Festivals have changed to reflect a diffuse music culture. Bonnaroo used to be jam band central, a place for millennial hippie fringe mascots like the Dead, Phish and String Cheese Incident and their fans (who I hope can forgive my limited knowledge of the genre) to get baked by the sun and more earthbound paraphernalia.
That's why the Dave Matthews Band made sense as one of this year's three headliners, even though their seemingly decades-long reign as stadium concert superstars makes them inauthentic in the eyes of those who consider themselves more discerning music fans. (These snobs are probably the same folks for whom a DMB show was a white suburban American teen rite of passage.)

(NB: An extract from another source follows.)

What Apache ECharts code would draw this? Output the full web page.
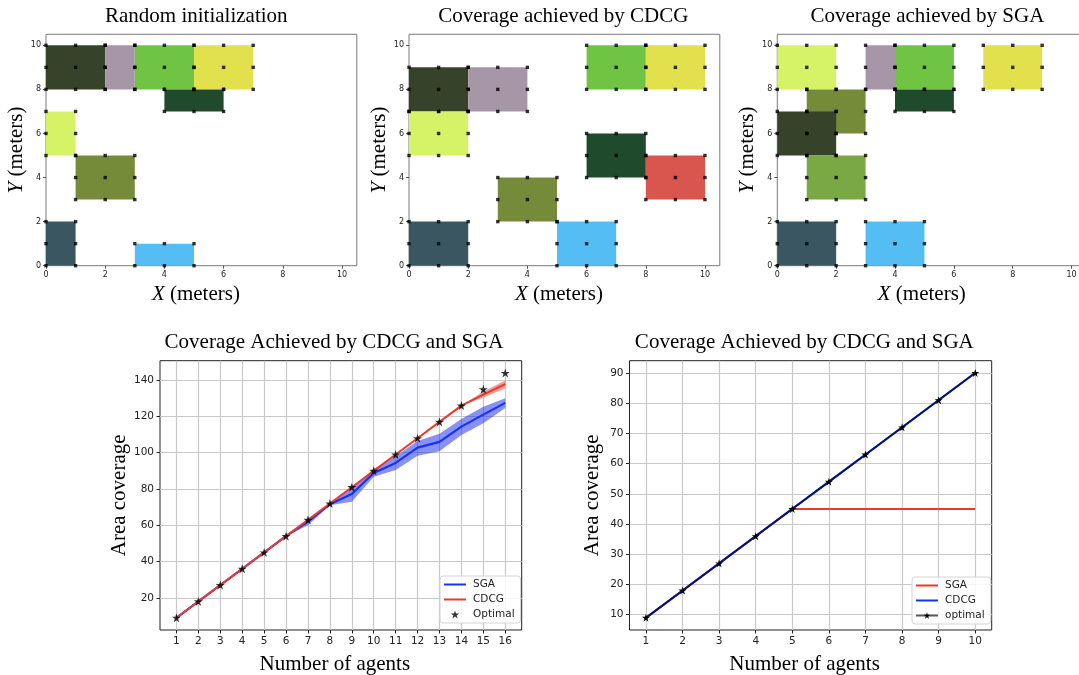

Despite changes in the nature of festivals, musicians see them as a bulwark against diminishing sales profits. Touring is more important than ever, the only guarantee of healthy profit margins in an industry battered by internet piracy. That's why Matthews & Co. shared top billing with Stevie Wonder (a legend) and Kings of Leon (a...something that went from vaguely indie-hipster to pop-rock MTV poster boy overnight), performers who might in someone's mind supplement DMB's music, but certainly don't make for a cohesive festival.
But neither the artist nor festival organizers care so long as they both make money.
As for the fans, different music attracts different crowds. And there's less integration at festivals than you might hope for, though who knows what went on in the Bonnaroo campgrounds (hint: not the participants). In the Times Bonnaroo writeup today, Jon Pareles mentions "a visible gray-haired contingent" in addition to "jam-band twirlers and flailers" who "are now joined by hip-hop and frat-party-style dancers" and "increasingly by more aloof hipster-style spectators."
But even if the disparate tribes mostly keep to themselves and the separate stages their favorite bands play, they at least remove their headphones for a few hours, which has to lead to some fusion and crossing over and maybe even hearing and liking something new.
If not, people can always bond by bitching about oppressive heat or torrential rain, two festival elements that never seem to change.